Officer James Frascatore was slapped with the five-day rip by Police Commissioner James O’Neill in February, sources told The News. The decision came five months after Frascatore was found guilty of excessive force following a departmental trial and two years, nine months after the incident.
Lawyers for the CCRB had recommended he lose 10 vacation days for the Sept. 9, 2015 encounter outside a hotel on E. 42nd St. near Lexington Ave. Frascatore was on a stakeout and mistook Blake for a credit card scammer.
Blake himself found even that penalty inadequate, saying he wanted the cop fired.
“Losing five vacation days for excessive force is a woefully inadequate penalty," Blake’s lawyer Kevin Marino told The News.
“Far from serving as a deterrent, a trivial penalty of that type would seem to be encouraging those inclined toward excessive force to go right on doing it.”
“He used violence first,” CCRB lawyer Jonathan Fogel said at the trial In September. “He used no words or warning, slamming him to the ground like a linebacker in NFL football."
Frascatore’s lawyer Stephen Worth called his client’s actions “appropriate.” “He did what he was told to do, what he was sworn to do,” he said at the trial.
Frascatore is white. Blake is biracial. The case was viewed as an example of how black men can be treated at the hands of the police. Then-Police Commissioner Bill Bratton and Mayor de Blasio apologized to Blake.
O’Neill’s five-day penalty was criticized by civil rights groups. “Officer Frascatore should have been fired a long time ago and should be fired now, said Monifa Bandele, spokesperson for Communities United for Police Reform and Senior Vice President at MomsRising.
“He engaged in multiple incidents of misconduct, receiving five civilian complaints within seven months of 2013, even before he brutalized James Blake. That he was not fired after being found guilty of excessive force against James Blake, following those numerous other abuses of civilians, is a testament to the fact that the NYPD has a disciplinary system that prioritizes protecting abusive officers over public safety.”
Added Christopher Dunn, associate legal director of the New York Civil Liberties Union, “Once again, the NYPD has undermined the authority of the CCRB, and this decision will just add to public distrust of the police department’s disciplinary process.”

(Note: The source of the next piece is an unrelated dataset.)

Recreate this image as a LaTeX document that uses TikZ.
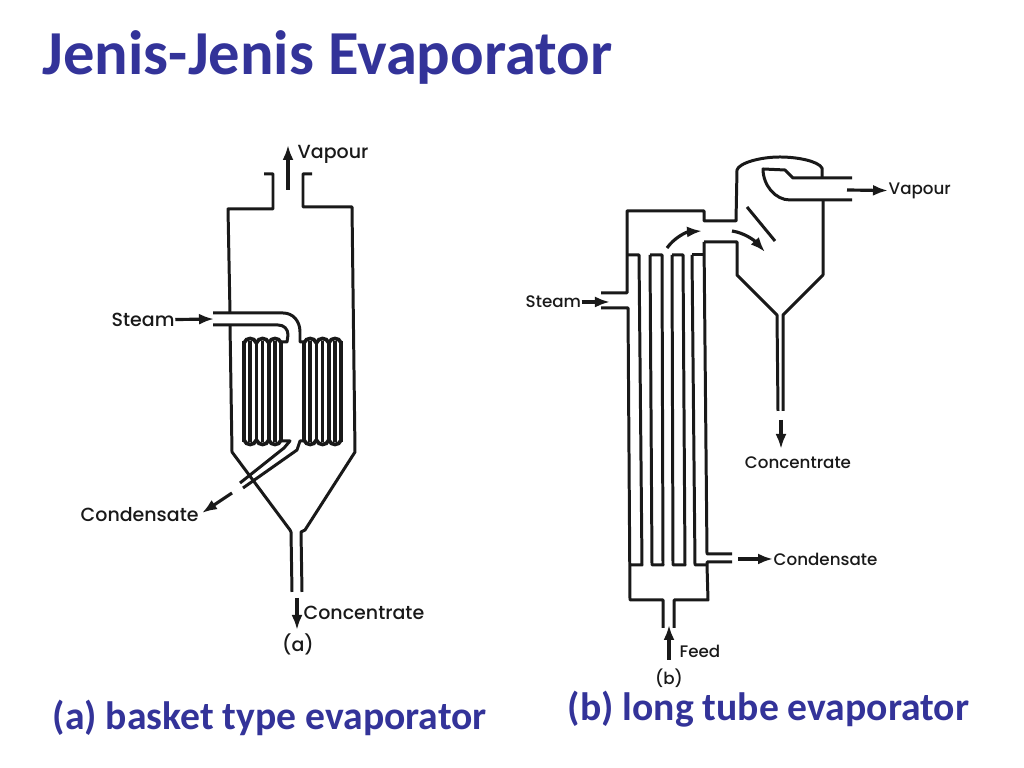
\documentclass[tikz,border=0pt]{standalone}
\usepackage{fontspec}
\setmainfont{Carlito}
\newfontfamily\labelfont{Poppins Medium}
\usepackage{xcolor}
\usetikzlibrary{calc, positioning, arrows.meta}
\definecolor{slideblue}{RGB}{51,51,153}
\definecolor{plantblack}{RGB}{25,25,25}
\tikzset{
    wallline/.style={line width=0.85pt, draw=plantblack, line join=round},
    coilline/.style={line width=1.05pt, draw=plantblack},
    flowarrow/.style={-{Latex[length=1.5mm,width=1.1mm]}, line width=0.9pt, draw=plantblack},
    partlabel/.style={font=\labelfont\fontsize{5.4}{7}\selectfont, text=plantblack, inner sep=0pt},
    smalllabel/.style={font=\labelfont\fontsize{4.75}{6}\selectfont, text=plantblack, inner sep=0pt},
    slidetitle/.style={font=\bfseries\fontsize{17.8}{20}\selectfont, text=slideblue, inner sep=0pt, anchor=west},
    slidecaption/.style={font=\bfseries\fontsize{11.27}{13}\selectfont, text=slideblue, inner sep=0pt, anchor=west}
}
\begin{document}
\begin{tikzpicture}[x=0.01cm,y=-0.01cm]
    \useasboundingbox (0,0) rectangle (1024,768);
    \node[slidetitle] (title) at (42,57) {Jenis-Jenis Evaporator};
    \node[slidecaption] (capa) at (52,717.5) {(a) basket type evaporator};
    \node[slidecaption] (capb) at (567,709.5) {(b) long tube evaporator};

    % basket type
    \draw[wallline] (264,174)--(273,174)--(273,209)--(228,209)--(230,313);
    \draw[wallline] (230,325)--(232,452)--(290,530)--(291,532)--(292,592);
    \draw[wallline] (312,174)--(303,174)--(303,207)--(352,207)--(355,452)--(305,530)--(301,532)--(302,592);
    \draw[wallline] (213,313)--(283,313) .. controls (293,313) and (300,321) .. (300,332)--(300,342)--(305,342);
    \draw[wallline] (213,325)--(278,325) .. controls (284,325) and (288,329) .. (288,335)--(287,342)--(281,342);
    \draw[wallline] (282,441)--(290,441)--(284,448)--(240,483);
    \draw[wallline] (305,441)--(300,441)--(297,450)--(243,488);
    \foreach \bank in {243,303} {
        \foreach \tube in {0,...,6}
            \draw[coilline] ({\bank+1+\tube*6.2},341)--({\bank+1+\tube*6.2},442);
        \foreach \loopno in {0,1,2} {
            \draw[coilline] ({\bank+1+\loopno*12.4},343) .. controls ({\bank+3+\loopno*12.4},337) and ({\bank+11.4+\loopno*12.4},337) .. ({\bank+13.4+\loopno*12.4},343);
            \draw[coilline] ({\bank+1+\loopno*12.4},440) .. controls ({\bank+3+\loopno*12.4},446) and ({\bank+11.4+\loopno*12.4},446) .. ({\bank+13.4+\loopno*12.4},440);
        }
    }

    \node[partlabel, anchor=west] (vapa) at (297,154) {Vapour};
    \node[partlabel, anchor=west] (steama) at (111,320) {Steam};
    \node[partlabel, anchor=west] (conda) at (80,515) {Condensate};
    \node[partlabel, anchor=west] (conca) at (303,613) {Concentrate};
    \node[partlabel] (marka) at (298,644) {(a)};
    \coordinate (vapatail) at (288,190);
    \coordinate (vapatip) at (288,145);
    \coordinate (steamatip) at (214,319);
    \coordinate (condatail) at (232,493);
    \coordinate (condatip) at (202,513);
    \coordinate (concatail) at (297,598);
    \coordinate (concatip) at (297,630);
    \draw[flowarrow] (vapatail)--(vapatip);
    \draw[flowarrow] (steama)--(steamatip);
    \draw[flowarrow] (condatail)--(condatip);
    \draw[flowarrow] (concatail)--(concatip);

    % long tube
    \draw[wallline] (601,293)--(627,293)--(627,211)--(704,211)--(704,221)--(736,221)--(737,170) .. controls (739,163) and (760,157) .. (780,157) .. controls (797,157) and (818,161) .. (822,168)--(822,178);
    \draw[wallline] (852,178)--(793,178)--(785,170)--(763,169) .. controls (763,185) and (775,200) .. (790,200)--(852,200);
    \draw[wallline] (823,200)--(823,275)--(783,315)--(783,411);
    \draw[wallline] (704,242)--(737,242)--(737,275)--(777,315)--(778,411);
    \draw[wallline] (747,207)--(775,241);
    \draw[wallline] (601,308)--(628,308)--(630,600)--(663,600)--(663,628);
    \draw[wallline] (674,628)--(674,600)--(708,600)--(707,565)--(707,562)--(732,562);
    \draw[wallline] (732,554)--(707,554)--(704,242);
    \draw[wallline] (627,255)--(639,255)--(642,565)--(630,565);
    \draw[wallline] (650,255)--(662,255)--(663,565)--(652,565)--(650,255);
    \draw[wallline] (672,255)--(683,255)--(685,565)--(673,565)--(672,255);
    \draw[wallline] (692,255)--(704,255);
    \draw[wallline] (692,255)--(695,565)--(707,565);

    \node[smalllabel, anchor=west] (vapb) at (888,191) {Vapour};
    \node[smalllabel, anchor=west] (steamb) at (525,302) {Steam};
    \node[smalllabel] (concb) at (798,463) {Concentrate};
    \node[smalllabel, anchor=west] (condb) at (773,559) {Condensate};
    \node[smalllabel, anchor=west] (feedb) at (679,651) {Feed};
    \node[smalllabel] (markb) at (669,678) {(b)};
    \coordinate (vapbtail) at (847,190);
    \coordinate (steambtip) at (610,302);
    \coordinate (concbtail) at (781,420);
    \coordinate (concbtip) at (781,449);
    \coordinate (condbtail) at (738,559);
    \coordinate (feedbtail) at (669,660);
    \coordinate (feedbtip) at (669,625);
    \coordinate (risestart) at (667,248);
    \coordinate (riseend) at (702,231);
    \coordinate (fallstart) at (732,231);
    \coordinate (fallend) at (765,252);
    \draw[flowarrow] (vapbtail)--(vapb);
    \draw[flowarrow] (steamb)--(steambtip);
    \draw[flowarrow] (concbtail)--(concbtip);
    \draw[flowarrow] (condbtail)--(condb);
    \draw[flowarrow] (feedbtail)--(feedbtip);
    \draw[flowarrow] (risestart) .. controls (674,238) and (686,232) .. (riseend);
    \draw[flowarrow] (fallstart) .. controls (745,233) and (755,241) .. (fallend);
\end{tikzpicture}
\end{document}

The CCRB declined to comment.
Frascatore is currently in the midst of a departmental trial on charge indirectly related to the Blake incident, and could face additional discipline for those charges.
He is accused of knowing that his sister-in-law leaked a video of him and Blake shaking hands to a media outlet during the investigation, and searching for security footage that would help clear himself while on desk duty.
He is also accused of not voiding an arrest in a timely manner and failing to notify a supervisor of the incident.
“It’s our position that he acted within his duties as a police officer, and the investigators may have been under undue pressure to charge minor misconduct due to the public nature of the incident,” Frascatore’s lawyer Peter Brill said.
The NYPD did not disclose the decision in the excessive force case publicly because of a policy to withhold disciplinary outcomes, citing Section 50-a of the state Civil Rights Law. The law requires personnel records to be confidential, but critics have said the department is interpreting the law too broadly.
“Following the public disciplinary trial of Police Officer James Frascatore, the Commissioner finalized the case, consistent with the findings and recommendations of the Trial's Commissioner,” the NYPD said in a statement.